For its narrative framework, the work invokes the shamanic myth of Princess Bari. Abandoned at birth for being female, Bari is eventually offered to inherit half of the kingdom after reviving the dead but chooses instead to become a shaman mediating at the threshold of the living and the dead. As in that story, Bari in Kaisen’s work symbolizes loss, but also resilience and recovery, and transgressive potential of “otherness.” The symbolism of “abandonment” is echoed in portrayals of the divided land of the Korean Peninsula (including Jeju) and the country’s modern history.

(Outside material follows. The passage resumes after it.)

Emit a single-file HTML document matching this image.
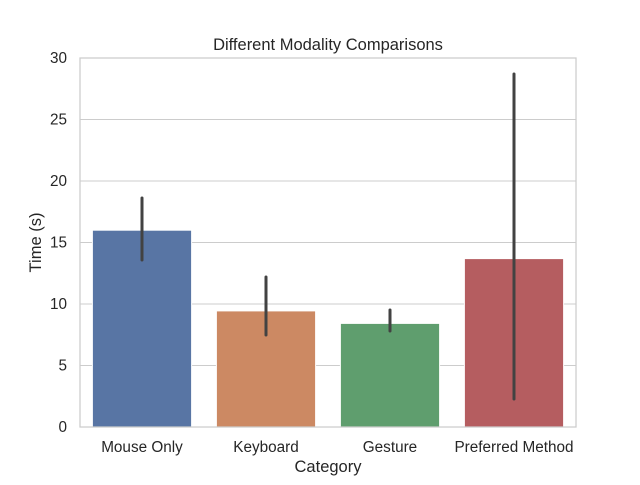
<!DOCTYPE html>
<html><head><meta charset="utf-8"><style>
html,body{margin:0;padding:0;background:#fff;}
svg text{font-family:"Liberation Sans","DejaVu Sans",sans-serif;fill:#262626;}
</style></head><body>
<svg width="640" height="480" viewBox="0 0 640 480" xmlns="http://www.w3.org/2000/svg">
<rect width="640" height="480" fill="#fff"/>
<g stroke="#cccccc" stroke-width="1">
<line x1="80" x2="576" y1="427" y2="427"/>
<line x1="80" x2="576" y1="365.5" y2="365.5"/>
<line x1="80" x2="576" y1="304" y2="304"/>
<line x1="80" x2="576" y1="242.5" y2="242.5"/>
<line x1="80" x2="576" y1="181" y2="181"/>
<line x1="80" x2="576" y1="119.5" y2="119.5"/>
<line x1="80" x2="576" y1="58" y2="58"/>
</g>
<g stroke="#fff" stroke-width="1">
<rect x="92.4" y="230.2" width="99.2" height="196.8" fill="#5875a4"/>
<rect x="216.4" y="310.9" width="99.2" height="116.1" fill="#cc8963"/>
<rect x="340.4" y="323.4" width="99.2" height="103.6" fill="#5f9e6e"/>
<rect x="464.4" y="258.6" width="99.2" height="168.4" fill="#b55d60"/>
</g>
<g stroke="#424242" stroke-width="3" stroke-linecap="round">
<line x1="142" x2="142" y1="260" y2="198"/>
<line x1="266" x2="266" y1="335" y2="277"/>
<line x1="390" x2="390" y1="331" y2="310"/>
<line x1="514" x2="514" y1="399" y2="74"/>
</g>
<rect x="80" y="58" width="496" height="369" fill="none" stroke="#cccccc" stroke-width="1.25"/>
<g font-size="15.3" text-anchor="end">
<text x="67" y="432">0</text>
<text x="67" y="370.5">5</text>
<text x="67" y="309">10</text>
<text x="67" y="247.5">15</text>
<text x="67" y="186">20</text>
<text x="67" y="124.5">25</text>
<text x="67" y="63">30</text>
</g>
<g font-size="15.3" text-anchor="middle">
<text x="142" y="452">Mouse Only</text>
<text x="266" y="452">Keyboard</text>
<text x="390" y="452">Gesture</text>
<text x="514" y="452">Preferred Method</text>
<text x="328" y="472" font-size="16.5">Category</text>
<text x="328" y="50" font-size="16.5">Different Modality Comparisons</text>
<text transform="translate(41,242.5) rotate(-90)" font-size="16.5">Time (s)</text>
</g>
</svg>
</body></html>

Within Kaisen’s work, various spaces, times, and voices are intertwined without hierarchy, including those passed through by the artist herself and the women of diaspora whom she met over five years in locations such as the DMZ, Jeju, Seoul, North Korea, Japan, China, Kazakhstan, Germany, and the United States. Intercut with this are scenes of the shamanic ritual performed by Koh Sunah who is also a survivor of the Jeju April 3 incident, repeated like a refrain throughout the video. These polyphonic voices create a rhythm of rupture and integration as they combine with the metallic echoes of shamanist paraphernalia, the sounds of a metal detector searching for mines along the DMZ, and the laments of the shaman being possessed by a spirit of the dead. Kaisen traces the impact of historical events on individual lives, examining in particular how gender discrimination and social marginalization have shaped communities marked by experiences of war and migration. The artist composes her video with a ritualistic rhythm that brings together the living and the dead, summoning them into a community of loss but also resilience and recovery. Like the shamanic myth of Bari, it is a structure of endless variations in which different stories and sounds circle and intertwine.

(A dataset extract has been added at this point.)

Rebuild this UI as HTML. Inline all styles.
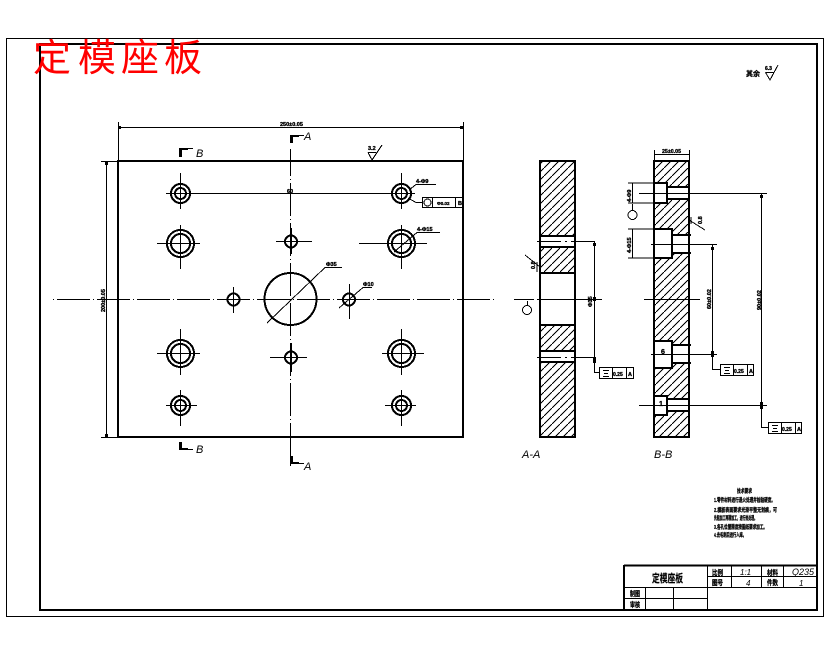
<!DOCTYPE html>
<html><head><meta charset="utf-8"><style>
html,body{margin:0;padding:0;background:#fff}
svg{display:block}
text{font-family:"Liberation Sans","Noto Sans CJK SC",sans-serif;fill:#000}
.i{font-style:italic;font-size:11px}
.t{font-size:5.5px;font-weight:bold;stroke:#000;stroke-width:.35px}
.c{font-size:7px;font-weight:bold;stroke:#000;stroke-width:.3px}
.n{font-size:5.5px;font-weight:bold;stroke:#000;stroke-width:.3px}
.r{font-size:38px;fill:#f00}
</style></head><body>
<svg width="830" height="654" viewBox="0 0 830 654" xmlns="http://www.w3.org/2000/svg" shape-rendering="crispEdges">
<defs>
<pattern id="h" width="8" height="8" patternUnits="userSpaceOnUse">
<path d="M-1 9L9 -1" stroke="#000" stroke-width="1" fill="none"/>
</pattern>
</defs>
<rect x="6.5" y="38.5" width="817" height="578" fill="none" stroke="#000"/>
<rect x="40" y="44" width="777" height="566" fill="none" stroke="#000" stroke-width="2"/>

<!-- main plate -->
<rect x="118" y="161" width="345" height="276" fill="none" stroke="#000" stroke-width="2"/>
<g stroke="#000" fill="none">
<!-- centre lines -->
<path d="M52 299.500H497" stroke-dasharray="33 3 1 3" stroke-dashoffset="35"/>
<path d="M290.500 149V466" stroke-dasharray="33 3 1 3" stroke-dashoffset="6"/>
<path d="M166 193.500H415M180.500 173V209M401.500 173V209"/>
<path d="M157 243.500H200M180.500 225V269M359 243.500H427M401.500 225V269"/>
<path d="M276 241.500H312M291.500 228V254"/>
<path d="M233.500 287V313M349.500 284V319M270 357.500H307M291.500 343V372"/>
<path d="M157 353.500H200M180.500 329V375M382 353.500H424M401.500 329V375"/>
<path d="M166 405.500H197M180.500 390V426M385 405.500H416M401.500 390V426"/>
<!-- holes -->
<g stroke-width="2">
<circle cx="180.500" cy="193.500" r="9.500"/><circle cx="180.500" cy="193.500" r="5.500"/>
<circle cx="401.500" cy="193.500" r="9.500"/><circle cx="401.500" cy="193.500" r="5.500"/>
<circle cx="180.500" cy="243.500" r="13.500"/><circle cx="180.500" cy="243.500" r="9.500"/>
<circle cx="401.500" cy="243.500" r="13.500"/><circle cx="401.500" cy="243.500" r="9.500"/>
<circle cx="180.500" cy="353.500" r="13.500"/><circle cx="180.500" cy="353.500" r="9.500"/>
<circle cx="401.500" cy="353.500" r="13.500"/><circle cx="401.500" cy="353.500" r="9.500"/>
<circle cx="180.500" cy="405.500" r="9.500"/><circle cx="180.500" cy="405.500" r="5.500"/>
<circle cx="401.500" cy="405.500" r="9.500"/><circle cx="401.500" cy="405.500" r="5.500"/>
<circle cx="291" cy="241.500" r="6"/><circle cx="291" cy="357.500" r="6"/>
<circle cx="233.500" cy="299.500" r="6"/><circle cx="349" cy="299.500" r="6"/>
<circle cx="290.500" cy="299" r="26"/>
</g>
<!-- leaders -->
<path d="M267 323L325 267.500H342M339 308L363 287.500H372M394 252L417 232.500H440M409 190L416 184.500H436M408 198L416 202.500H422"/>
<!-- top dim -->
<path d="M118.500 122V161M463.500 122V161M119 127.500H463"/>
<!-- left dim -->
<path d="M101 161.500H118M101 437.500H118M106.500 162V437"/>
<!-- feature control frame -->
<rect x="422.500" y="197.500" width="40" height="10" fill="#fff"/>
<path d="M432.500 198V207M455.500 198V207"/>
<circle cx="427.500" cy="202.500" r="3.500"/>
<!-- roughness -->
<path d="M368 152.500H376M368 152.500L372 160L382 145"/>
</g>
<g fill="#000" stroke="none">
<rect x="118" y="126" width="3" height="3"/><rect x="460" y="126" width="3" height="3"/>
<rect x="105" y="162" width="3" height="3"/><rect x="105" y="434" width="3" height="3"/>
<!-- section marks -->
<rect x="179" y="148" width="3" height="9"/><rect x="179" y="148" width="9" height="2"/><rect x="188" y="148" width="5" height="1"/>
<rect x="290" y="135" width="3" height="8"/><rect x="290" y="135" width="9" height="2"/><rect x="299" y="135" width="5" height="1"/>
<rect x="179" y="442" width="3" height="8"/><rect x="179" y="448" width="9" height="2"/><rect x="188" y="449" width="5" height="1"/>
<rect x="290" y="456" width="3" height="8"/><rect x="290" y="462" width="9" height="2"/><rect x="299" y="463" width="5" height="1"/>
</g>
<text class="i" x="196" y="157">B</text><text class="i" x="304" y="140">A</text>
<text class="i" x="196" y="453">B</text><text class="i" x="304" y="470">A</text>
<text class="t" x="280" y="126">250±0.05</text>
<text class="t" x="287" y="193">60</text>
<text class="t" x="368" y="150">3.2</text>
<text class="t" x="416" y="183">4-Φ9</text>
<text class="t" x="417" y="231">4-Φ15</text>
<text class="t" x="326" y="266">Φ35</text>
<text class="t" x="363" y="286">Φ10</text>
<text class="t" x="437" y="205" style="font-size:4.500px">Φ0.02</text>
<text class="t" x="458" y="205">B</text>
<text class="t" transform="translate(105 312) rotate(-90)">200±0.05</text>

<!-- A-A -->
<rect x="540" y="161" width="35" height="74" fill="url(#h)"/>
<rect x="540" y="247" width="35" height="26" fill="url(#h)"/>
<rect x="540" y="325" width="35" height="26" fill="url(#h)"/>
<rect x="540" y="363" width="35" height="74" fill="url(#h)"/>
<g stroke="#000" fill="none">
<path stroke-width="2" d="M540 160V438M575 160V438M539 161H576M539 236H576M539 247H576M539 273H576M539 325H576M539 351H576M539 362H576M539 437H576"/>
<path d="M537 241.500H599" stroke-dasharray="24 4 2 4"/>
<path d="M537 357.500H599" stroke-dasharray="24 4 2 4"/>
<path d="M514 299.500H534M537 299.500H602"/>
<path d="M594.500 241V372.500H599M527.500 301V305"/>
<path d="M525 255L540 267M537 262V272"/>
<circle cx="527" cy="310" r="4.500"/>
<rect x="599.500" y="367.500" width="34" height="11" fill="#fff"/>
<path d="M612.500 368V378M626.500 368V378M603 370.500H609M604 373.500H608M603 376.500H609"/>
</g>
<g fill="#000"><rect x="593" y="243" width="3" height="3"/><rect x="593" y="357" width="3" height="6"/><rect x="593" y="297" width="3" height="4"/></g>
<text class="t" transform="translate(592 307) rotate(-90)">Φ35</text>
<text class="t" transform="translate(535 269) rotate(-90)">0.8</text>
<text class="t" x="613" y="376" style="font-size:5px">0.25</text><text class="t" x="628" y="376">A</text>
<text class="i" x="522" y="458">A-A</text>

<!-- B-B -->
<rect x="654" y="161" width="35" height="276" fill="url(#h)"/>
<g fill="#fff" stroke="none">
<rect x="654" y="183" width="13" height="20"/><rect x="667" y="187" width="22" height="12"/>
<rect x="654" y="229" width="18" height="29"/><rect x="672" y="235" width="17" height="18"/>
<rect x="654" y="341" width="18" height="27"/><rect x="672" y="345" width="17" height="18"/>
<rect x="654" y="396" width="13" height="19"/><rect x="667" y="399" width="22" height="12"/>
</g>
<g stroke="#000" fill="none">
<path stroke-width="2" d="M654 160V438M689 160V438M653 161H690M653 437H690"/>
<path stroke-width="2" d="M654 183H667V203H654M667 187H689M667 199H689M654 229H672V258H654M672 235H691M672 253H691M654 341H672V368H654M672 345H691M672 363H691M654 396H667V415H654M667 399H689M667 411H689"/>
<path d="M654 183H628M654 203H628M654 229H628M654 258H628M632.500 183V203M632.500 229V258"/>
<path d="M639 193.500H767M639 405.500H767M651 244.500H717M651 354.500H717"/>
<path d="M644 299.500H700"/>
<path d="M712.500 245V369.500H720M761.500 194V427.500H768"/>
<path d="M689 220L705 230M691 217V224"/>
<path d="M654.500 150V161M689.500 150V161M655 154.500H689"/>
<circle cx="632.500" cy="215" r="4.500"/>
<path d="M632.500 204V210"/>
<rect x="720.500" y="364.500" width="33" height="11" fill="#fff"/>
<path d="M733.500 365V375M747.500 365V375M724 367.500H730M725 370.500H729M724 373.500H730"/>
<rect x="768.500" y="422.500" width="33" height="11" fill="#fff"/>
<path d="M781.500 423V433M795.500 423V433M772 425.500H778M773 428.500H777M772 431.500H778"/>
</g>
<g fill="#000"><rect x="711" y="247" width="3" height="3"/><rect x="711" y="351" width="3" height="6"/><rect x="760" y="195" width="3" height="3"/><rect x="760" y="402" width="3" height="7"/></g>
<text class="t" x="662" y="153" textLength="19" lengthAdjust="spacingAndGlyphs">25±0.05</text>
<text class="t" transform="translate(631 202) rotate(-90)">4-Φ9</text>
<text class="t" transform="translate(631 253) rotate(-90)">4-Φ15</text>
<text class="t" transform="translate(711 309) rotate(-90)">60±0.02</text>
<text class="t" transform="translate(761 310) rotate(-90)">90±0.02</text>
<text class="t" transform="translate(702 224) rotate(-90)">0.8</text>
<text class="t" x="661" y="354" style="font-size:7px">6</text>
<text class="t" x="659" y="406" style="font-size:7px">1</text>
<text class="t" x="734" y="373" style="font-size:5px">0.25</text><text class="t" x="749" y="373">A</text>
<text class="t" x="782" y="431" style="font-size:5px">0.25</text><text class="t" x="797" y="431">A</text>
<text class="i" x="654" y="458">B-B</text>

<!-- notes -->
<text class="n" x="737" y="493" textLength="15" lengthAdjust="spacingAndGlyphs">技术要求</text>
<text class="n" x="714" y="502" textLength="61" lengthAdjust="spacingAndGlyphs">1.零件材料进行退火处理并检验硬度。</text>
<text class="n" x="714" y="512" textLength="63" lengthAdjust="spacingAndGlyphs">2.模板表面要求光滑平整无划痕，可</text>
<text class="n" x="714" y="520" textLength="43" lengthAdjust="spacingAndGlyphs">先粗加工再精加工，进行热处理。</text>
<text class="n" x="714" y="529" textLength="53" lengthAdjust="spacingAndGlyphs">3.各孔位置精度按图纸要求加工。</text>
<text class="n" x="714" y="537" textLength="32" lengthAdjust="spacingAndGlyphs">4.去毛刺后进行入库。</text>

<!-- title block -->
<g stroke="#000" fill="none">
<path stroke-width="2" d="M624 565.500H817M624 565V610"/>
<path d="M707.500 566V610M731.500 566V587M761.500 566V587M783.500 566V587M707 576.500H817M624 587.500H817M624 598.500H707M645.500 587V610M673.500 587V610"/>
</g>
<text x="652" y="582" style="font-size:11px;font-weight:bold;stroke:#000;stroke-width:.2px" textLength="31" lengthAdjust="spacingAndGlyphs">定模座板</text>
<text class="c" x="712" y="575" textLength="11" lengthAdjust="spacingAndGlyphs">比例</text><text class="c" x="712" y="585" textLength="11" lengthAdjust="spacingAndGlyphs">图号</text>
<text class="c" x="767" y="575" textLength="11" lengthAdjust="spacingAndGlyphs">材料</text><text class="c" x="767" y="585" textLength="11" lengthAdjust="spacingAndGlyphs">件数</text>
<text class="c" x="630" y="596" textLength="10" lengthAdjust="spacingAndGlyphs">制图</text><text class="c" x="630" y="607" textLength="10" lengthAdjust="spacingAndGlyphs">审核</text>
<text class="i" x="740" y="575" style="font-size:8px">1:1</text>
<text class="i" x="746" y="586" style="font-size:8px">4</text>
<text class="i" x="792" y="575" style="font-size:9px">Q235</text>
<text class="i" x="799" y="586" style="font-size:8px">1</text>

<!-- roughness top right -->
<text class="c" x="746" y="76" textLength="14" lengthAdjust="spacingAndGlyphs">其余</text>
<text class="t" x="765" y="70" style="font-size:5px">6.3</text>
<path d="M765.500 72.500H774M765.500 72.500L770 80L778 65" fill="none" stroke="#000"/>

<!-- red title -->
<text class="r" x="33" y="71">定</text>
<text class="r" x="78" y="71">模</text>
<text class="r" x="121" y="71">座</text>
<text class="r" x="164" y="71">板</text>
</svg>
</body></html>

The Pull of the Moon made in collaboration with Guston Sondin-Kung consists of images taken as the artists placed objects in a tidal pool by the black lava rocks of Jeju Island, exposed when the tide rolls out and obscured when it rolls back in. The items placed on the rocks at the threshold moment of the tide include vernacular and shamanic sacrificial objects also portrayed in Community of Parting: brass bowls, fruit and rice offered to the sea by the haenyeo diving women of Jeju after saying a prayer, and myungsil, white cotton thread. Positioned on the rock like a fine crack, the myungsil connects with the skein-like knot of hair in Braiding and Mending. A white skein symbolizing life and hope of longevity presents us with a community of comfort, of mutual connection and mending, in the image of women seated in a circle braiding one another’s hair. Through these works, the exhibition shares Jane Jin Kaisen’s aesthetic vision: discovering and subverting the intersections of individual and collective memory in marginalized places, people, and events as she explores the possibilities of alternative communities and pathways.